Parents have been told by district officials that closing a school is the easiest way for the district to save money, she said.
"This is not responsible management of our children, communities, education system or finances," she said. "As we all know, the easiest choices are not always the right ones."
Paul Bennett, an education consultant and professor from Halifax, says the process now underway is "a travesty."
Three schools, in Lorne, Pennfield, and Coles Island, are already scheduled to close before September, while several others are being studied.
The provincial government also recently introduced new criteria for districts, stipulating that they must launch a study for any school with fewer than 100 students or that is at 30 per cent or less of its student capacity.
This policy was put into place to take into consideration the different options, and the different points of view.- Serge Rousselle, education minister
That change means an additional 42 schools will be studied for possible closure before September 2016.
Bennett says New Brunswick should adopt a process similar to Nova Scotia's, which he says gives communities more time to look at factors such as community impact, possible alternate uses for parts of the building, and the added cost of busing students to consolidated schools farther away.
But Rousselle points out policy 409 already considers those very factors.
"This policy was put into place to take into consideration the different options, and the different points of view," the minister said. "You can ask Dr. Bennett. You can ask him if he believes that our policy is looking at the different elements, and he will recognize that, I'm sure."

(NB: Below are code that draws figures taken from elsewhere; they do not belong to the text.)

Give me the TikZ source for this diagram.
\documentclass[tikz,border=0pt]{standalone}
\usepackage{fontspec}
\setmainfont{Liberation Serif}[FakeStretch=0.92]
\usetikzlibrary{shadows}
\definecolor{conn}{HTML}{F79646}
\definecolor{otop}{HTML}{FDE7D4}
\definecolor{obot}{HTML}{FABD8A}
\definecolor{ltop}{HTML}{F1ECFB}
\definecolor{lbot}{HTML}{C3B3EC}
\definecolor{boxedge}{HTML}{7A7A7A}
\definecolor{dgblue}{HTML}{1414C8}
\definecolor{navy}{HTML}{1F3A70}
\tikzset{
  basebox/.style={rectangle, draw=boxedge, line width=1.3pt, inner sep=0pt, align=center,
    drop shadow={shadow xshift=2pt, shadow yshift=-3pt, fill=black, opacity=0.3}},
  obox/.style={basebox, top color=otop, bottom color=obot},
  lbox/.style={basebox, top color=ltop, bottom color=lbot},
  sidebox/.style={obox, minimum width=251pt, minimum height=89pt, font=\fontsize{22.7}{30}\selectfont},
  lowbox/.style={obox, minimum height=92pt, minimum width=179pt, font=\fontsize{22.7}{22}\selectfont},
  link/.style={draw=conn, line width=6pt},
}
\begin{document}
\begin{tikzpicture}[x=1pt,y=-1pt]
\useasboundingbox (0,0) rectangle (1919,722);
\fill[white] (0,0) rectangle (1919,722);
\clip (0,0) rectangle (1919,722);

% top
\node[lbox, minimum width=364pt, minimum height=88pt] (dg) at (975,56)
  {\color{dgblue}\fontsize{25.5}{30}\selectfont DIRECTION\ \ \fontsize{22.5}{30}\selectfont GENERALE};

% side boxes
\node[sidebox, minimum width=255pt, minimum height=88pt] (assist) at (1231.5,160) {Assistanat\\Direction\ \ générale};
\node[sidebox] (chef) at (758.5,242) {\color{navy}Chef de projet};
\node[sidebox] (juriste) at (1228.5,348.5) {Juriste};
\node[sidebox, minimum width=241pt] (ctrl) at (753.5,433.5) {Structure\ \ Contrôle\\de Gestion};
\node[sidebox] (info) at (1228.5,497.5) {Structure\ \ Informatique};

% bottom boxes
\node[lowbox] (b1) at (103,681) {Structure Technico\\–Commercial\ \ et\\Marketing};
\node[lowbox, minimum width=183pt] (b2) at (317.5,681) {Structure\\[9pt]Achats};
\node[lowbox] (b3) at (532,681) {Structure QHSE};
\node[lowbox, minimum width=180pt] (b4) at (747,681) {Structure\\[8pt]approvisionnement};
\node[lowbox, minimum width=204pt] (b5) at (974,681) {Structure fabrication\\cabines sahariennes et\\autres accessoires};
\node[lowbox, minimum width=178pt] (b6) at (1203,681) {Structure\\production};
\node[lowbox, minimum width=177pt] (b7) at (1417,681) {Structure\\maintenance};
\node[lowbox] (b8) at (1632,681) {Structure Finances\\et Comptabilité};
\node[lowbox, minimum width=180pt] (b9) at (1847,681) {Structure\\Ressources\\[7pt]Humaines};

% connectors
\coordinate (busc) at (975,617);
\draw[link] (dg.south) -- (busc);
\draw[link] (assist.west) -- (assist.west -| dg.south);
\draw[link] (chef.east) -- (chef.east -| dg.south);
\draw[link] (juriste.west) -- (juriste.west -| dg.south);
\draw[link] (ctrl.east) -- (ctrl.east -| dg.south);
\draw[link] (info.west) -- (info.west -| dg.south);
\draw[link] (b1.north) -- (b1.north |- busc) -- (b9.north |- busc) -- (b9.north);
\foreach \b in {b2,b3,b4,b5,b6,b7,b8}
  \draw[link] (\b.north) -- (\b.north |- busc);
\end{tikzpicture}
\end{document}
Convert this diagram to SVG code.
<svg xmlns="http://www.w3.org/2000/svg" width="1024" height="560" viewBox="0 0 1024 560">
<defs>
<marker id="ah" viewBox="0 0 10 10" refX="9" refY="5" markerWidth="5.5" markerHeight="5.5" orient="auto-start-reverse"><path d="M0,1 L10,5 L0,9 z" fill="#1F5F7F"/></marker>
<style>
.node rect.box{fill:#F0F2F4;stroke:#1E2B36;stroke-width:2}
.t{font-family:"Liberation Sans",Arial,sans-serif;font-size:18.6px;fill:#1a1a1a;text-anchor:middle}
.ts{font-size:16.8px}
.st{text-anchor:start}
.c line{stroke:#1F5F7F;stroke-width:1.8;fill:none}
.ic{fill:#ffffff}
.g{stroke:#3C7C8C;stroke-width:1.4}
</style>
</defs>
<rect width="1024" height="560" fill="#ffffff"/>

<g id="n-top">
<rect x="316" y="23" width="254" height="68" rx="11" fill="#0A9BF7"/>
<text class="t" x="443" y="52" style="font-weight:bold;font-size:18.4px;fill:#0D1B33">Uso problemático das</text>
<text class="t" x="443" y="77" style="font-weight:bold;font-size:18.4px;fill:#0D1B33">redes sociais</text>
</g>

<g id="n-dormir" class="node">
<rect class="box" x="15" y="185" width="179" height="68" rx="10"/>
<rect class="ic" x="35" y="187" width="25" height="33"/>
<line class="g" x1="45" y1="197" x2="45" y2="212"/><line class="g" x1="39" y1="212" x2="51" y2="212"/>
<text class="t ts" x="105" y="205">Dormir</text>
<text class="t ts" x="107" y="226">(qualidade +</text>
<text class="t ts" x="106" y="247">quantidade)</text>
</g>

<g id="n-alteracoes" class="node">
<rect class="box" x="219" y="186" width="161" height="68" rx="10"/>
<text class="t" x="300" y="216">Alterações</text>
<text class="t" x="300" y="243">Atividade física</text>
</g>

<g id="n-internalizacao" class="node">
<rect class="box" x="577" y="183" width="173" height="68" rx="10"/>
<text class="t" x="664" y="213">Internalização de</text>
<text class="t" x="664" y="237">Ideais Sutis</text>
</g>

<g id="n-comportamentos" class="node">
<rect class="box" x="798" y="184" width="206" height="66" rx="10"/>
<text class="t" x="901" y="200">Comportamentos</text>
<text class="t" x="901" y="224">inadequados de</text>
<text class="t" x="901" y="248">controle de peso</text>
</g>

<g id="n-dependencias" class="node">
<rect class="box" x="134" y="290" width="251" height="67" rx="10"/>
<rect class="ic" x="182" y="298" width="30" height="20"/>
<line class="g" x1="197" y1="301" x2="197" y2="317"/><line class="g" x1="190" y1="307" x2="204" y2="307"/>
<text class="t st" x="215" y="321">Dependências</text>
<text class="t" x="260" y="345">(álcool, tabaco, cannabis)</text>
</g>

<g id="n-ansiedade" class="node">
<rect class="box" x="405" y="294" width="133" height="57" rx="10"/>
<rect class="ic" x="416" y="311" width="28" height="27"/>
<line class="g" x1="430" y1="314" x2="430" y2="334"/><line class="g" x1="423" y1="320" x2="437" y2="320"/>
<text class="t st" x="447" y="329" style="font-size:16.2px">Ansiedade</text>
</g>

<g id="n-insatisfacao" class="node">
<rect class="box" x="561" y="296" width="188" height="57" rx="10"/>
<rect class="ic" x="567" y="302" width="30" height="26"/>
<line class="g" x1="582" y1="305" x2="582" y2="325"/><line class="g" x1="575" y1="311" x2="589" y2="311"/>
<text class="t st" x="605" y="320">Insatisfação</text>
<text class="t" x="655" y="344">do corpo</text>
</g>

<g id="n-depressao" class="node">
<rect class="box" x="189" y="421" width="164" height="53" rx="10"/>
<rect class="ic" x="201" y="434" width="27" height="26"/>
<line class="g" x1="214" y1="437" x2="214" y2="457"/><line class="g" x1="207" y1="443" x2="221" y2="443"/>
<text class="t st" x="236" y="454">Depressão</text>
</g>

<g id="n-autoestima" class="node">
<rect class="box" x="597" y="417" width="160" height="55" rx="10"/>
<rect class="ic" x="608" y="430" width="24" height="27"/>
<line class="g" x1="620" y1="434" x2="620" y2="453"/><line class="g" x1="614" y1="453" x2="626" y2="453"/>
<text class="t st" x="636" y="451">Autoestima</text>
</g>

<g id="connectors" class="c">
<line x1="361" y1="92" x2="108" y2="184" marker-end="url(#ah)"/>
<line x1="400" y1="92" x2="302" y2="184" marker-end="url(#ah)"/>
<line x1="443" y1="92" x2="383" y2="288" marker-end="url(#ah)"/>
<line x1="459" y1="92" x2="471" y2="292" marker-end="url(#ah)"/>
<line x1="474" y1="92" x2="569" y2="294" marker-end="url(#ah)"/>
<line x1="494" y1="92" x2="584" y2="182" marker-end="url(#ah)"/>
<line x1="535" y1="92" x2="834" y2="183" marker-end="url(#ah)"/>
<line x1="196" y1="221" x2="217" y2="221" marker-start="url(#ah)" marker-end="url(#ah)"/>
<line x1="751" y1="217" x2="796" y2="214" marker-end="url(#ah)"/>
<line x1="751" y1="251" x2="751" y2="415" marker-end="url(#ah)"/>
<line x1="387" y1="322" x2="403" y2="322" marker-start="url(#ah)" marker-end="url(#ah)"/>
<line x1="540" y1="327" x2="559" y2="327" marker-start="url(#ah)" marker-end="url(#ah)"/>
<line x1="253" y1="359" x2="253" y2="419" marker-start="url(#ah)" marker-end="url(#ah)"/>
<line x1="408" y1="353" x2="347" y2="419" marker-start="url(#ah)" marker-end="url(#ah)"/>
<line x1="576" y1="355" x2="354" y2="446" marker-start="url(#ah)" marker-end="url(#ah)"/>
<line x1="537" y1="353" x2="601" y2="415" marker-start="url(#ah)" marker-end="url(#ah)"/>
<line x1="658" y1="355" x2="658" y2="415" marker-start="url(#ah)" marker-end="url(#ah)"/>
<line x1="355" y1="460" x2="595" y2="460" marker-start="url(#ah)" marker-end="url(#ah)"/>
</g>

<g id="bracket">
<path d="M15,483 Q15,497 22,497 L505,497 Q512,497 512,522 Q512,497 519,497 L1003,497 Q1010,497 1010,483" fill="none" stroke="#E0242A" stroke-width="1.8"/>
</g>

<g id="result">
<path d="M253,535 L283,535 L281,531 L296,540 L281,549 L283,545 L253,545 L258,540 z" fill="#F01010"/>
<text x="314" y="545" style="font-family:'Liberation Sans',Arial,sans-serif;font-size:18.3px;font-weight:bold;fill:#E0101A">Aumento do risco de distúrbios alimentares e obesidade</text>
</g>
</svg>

Policy 409 was drafted after 1997 protests in the Acadian Peninsula over the planned closures of two rural schools.
Rousselle says he was happy to meet with the coalition on Tuesday but suggested the policy is unlikely to change.
Rousselle points out that only district education councils can recommend closures. His only role is to approve or reject a closure. He can't overrule a decision to keep a school open.
"We have to respect decisions taken at the local level," he said. If a district decides to keep a school open, he added, "it doesn't even reach my office."